The story explains that if the experimental grafts are shown to work, they would be used as an alternative to existing therapy. However, the story does broaden the potential applications to patient with "circulatory problems." As the story pointed out, the study included only patients with advanced kidney disease whose natural blood vessels had been damaged by repeated access for dialysis therapy.
The story included quotes from a journal commentator and a comment from the president of the National Kidney Foundation, who was not connected with the study. The story noted that the lead researcher is an employee of the company developing the tissue-engineered blood vessel grafts and that the company funded the study.
Although the story makes clear that tissue-engineered blood vessel grafts are still far from clinical use, it says that at least for some patients in this study, the experimental grafts performed better than standard approaches. However, the study did not make any direct comparisons to standard approaches, so there is no evidence to support claims of superiority.
The story makes clear that the tissue-engineered blood vessel grafts are still experimental.
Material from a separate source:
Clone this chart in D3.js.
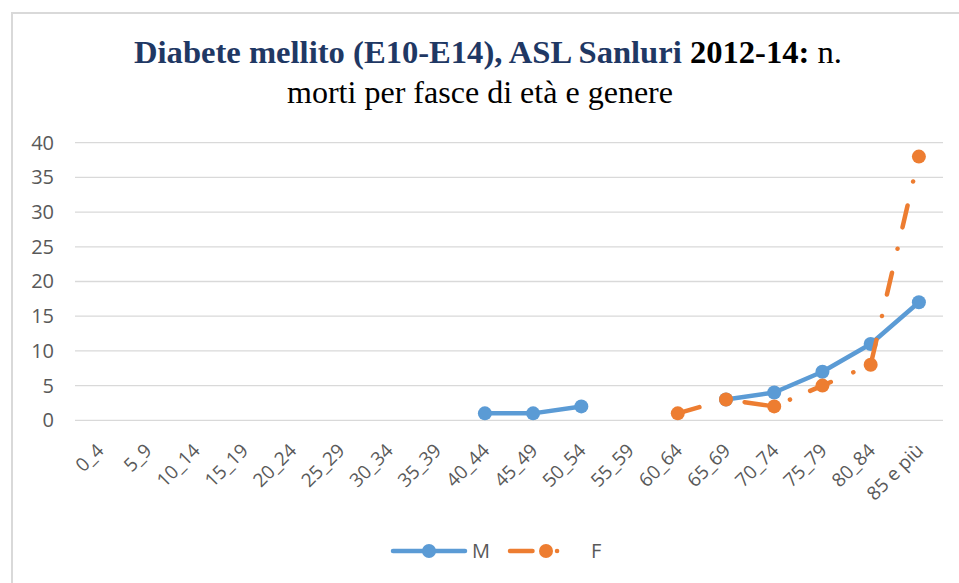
<!DOCTYPE html>
<meta charset="utf-8">
<style>
 body { margin: 0; background: #fff; }
 .axis text { font: 20px "Open Sans", sans-serif; fill: #595959; }
 .title { font-family: "Liberation Serif", "Times New Roman", serif; font-size: 32px; }
</style>
<body>
<svg width="959" height="583"></svg>
<script src="https://cdn.jsdelivr.net/npm/d3@7"></script>
<script>

 // age classes on the x axis
 var fasce = ["0_4", "5_9", "10_14", "15_19", "20_24", "25_29", "30_34", "35_39", "40_44",
              "45_49", "50_54", "55_59", "60_64", "65_69", "70_74", "75_79", "80_84", "85 e più"];

 // deaths, males (null = no value, line broken)
 var maschi = [null, null, null, null, null, null, null, null, 1, 1, 2, null, null, 3, 4, 7, 11, 17];

 // deaths, females
 var femmine = [null, null, null, null, null, null, null, null, null, null, null, null, 1, 3, 2, 5, 8, 38];

 var yTicks = [0, 5, 10, 15, 20, 25, 30, 35, 40];

 var svg = d3.select("svg");

 // outer frame of the chart area
 svg.append("rect")
    .attr("x", 12).attr("y", 13)
    .attr("width", 980).attr("height", 600)
    .attr("fill", "none")
    .attr("stroke", "#d9d9d9")
    .attr("stroke-width", 2);

 // title
 var t1 = svg.append("text").attr("class", "title")
    .attr("x", 488).attr("y", 63).attr("text-anchor", "middle")
    .attr("textLength", 708).attr("lengthAdjust", "spacingAndGlyphs");
 t1.append("tspan").attr("font-weight", "bold").attr("fill", "#1f3864").text("Diabete mellito (E10-E14), ASL Sanluri ");
 t1.append("tspan").attr("font-weight", "bold").attr("fill", "#000").text("2012-14:");
 t1.append("tspan").attr("fill", "#000").text(" n.");
 svg.append("text").attr("class", "title")
    .attr("x", 480).attr("y", 103).attr("text-anchor", "middle")
    .attr("textLength", 386).attr("lengthAdjust", "spacingAndGlyphs")
    .attr("fill", "#000")
    .text("morti per fasce di età e genere");

 var x = d3.scalePoint().domain(fasce).range([75, 943]).padding(0.5);
 var y = d3.scaleLinear().domain([0, 40]).range([420.3, 142.7]);

 // gridlines
 svg.append("g")
    .selectAll("line")
    .data(yTicks)
    .enter().append("line")
    .attr("x1", 75).attr("x2", 943)
    .attr("y1", function(d) { return y(d); })
    .attr("y2", function(d) { return y(d); })
    .attr("stroke", "#d9d9d9")
    .attr("stroke-width", 1.3);

 // y axis labels
 var yAxis = svg.append("g").attr("class", "axis")
    .attr("transform", "translate(62,0)")
    .call(d3.axisLeft(y).tickValues(yTicks).tickSize(0).tickPadding(8));
 yAxis.select(".domain").remove();

 // x axis labels, rotated
 var xAxis = svg.append("g").attr("class", "axis");
 xAxis.selectAll("text")
    .data(fasce)
    .enter().append("text")
    .attr("transform", function(d) { return "translate(" + (x(d) + 1) + ",447) rotate(-45)"; })
    .attr("text-anchor", "end")
    .attr("dy", "0.35em")
    .style("font-size", "19px")
    .text(function(d) { return d; });

 var serie = [
     { nome: "M", valori: maschi, colore: "#5b9bd5", dash: null },
     { nome: "F", valori: femmine, colore: "#ed7d31", dash: "22.5,24.5,0.1,21.9" }
 ];

 var line = d3.line()
    .defined(function(d) { return d != null; })
    .x(function(d, i) { return x(fasce[i]); })
    .y(function(d) { return y(d); });

 serie.forEach(function(s) {
     var g = svg.append("g");
     g.append("path")
      .attr("d", line(s.valori))
      .attr("fill", "none")
      .attr("stroke", s.colore)
      .attr("stroke-width", 4.5)
      .attr("stroke-linecap", "round")
      .attr("stroke-linejoin", "round")
      .attr("stroke-dasharray", s.dash);
     g.selectAll("circle")
      .data(s.valori.map(function(v, i) { return { v: v, c: fasce[i] }; })
                    .filter(function(d) { return d.v != null; }))
      .enter().append("circle")
      .attr("cx", function(d) { return x(d.c); })
      .attr("cy", function(d) { return y(d.v); })
      .attr("r", 7)
      .attr("fill", s.colore);
 });

 // legend
 var legend = svg.append("g").attr("class", "axis");
 var lx = [393, 510];
 var lw = [72, 50];
 serie.forEach(function(s, i) {
     var g = legend.append("g").attr("transform", "translate(" + lx[i] + ",551)");
     g.append("line")
      .attr("x1", 0).attr("x2", lw[i])
      .attr("stroke", s.colore)
      .attr("stroke-width", 4.5)
      .attr("stroke-linecap", "round")
      .attr("stroke-dasharray", s.dash);
     g.append("circle").attr("cx", 36).attr("r", 7).attr("fill", s.colore);
     g.append("text").attr("x", i === 0 ? 79 : 81).attr("dy", "0.35em").text(s.nome);
 });

</script>
</body>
It says only that this sort of lab-grown blood might help patients "one day," without predicting success within a specific time period.
The story makes clear that this technology is in the earliest stages of human experimentation and that the purpose of the trials is to eventually develop tissue-engineered grafts to replace the standard artificial grafts used when native grafts are not available.
The story included original quotes from a researcher and journal commentator, as well an independent source.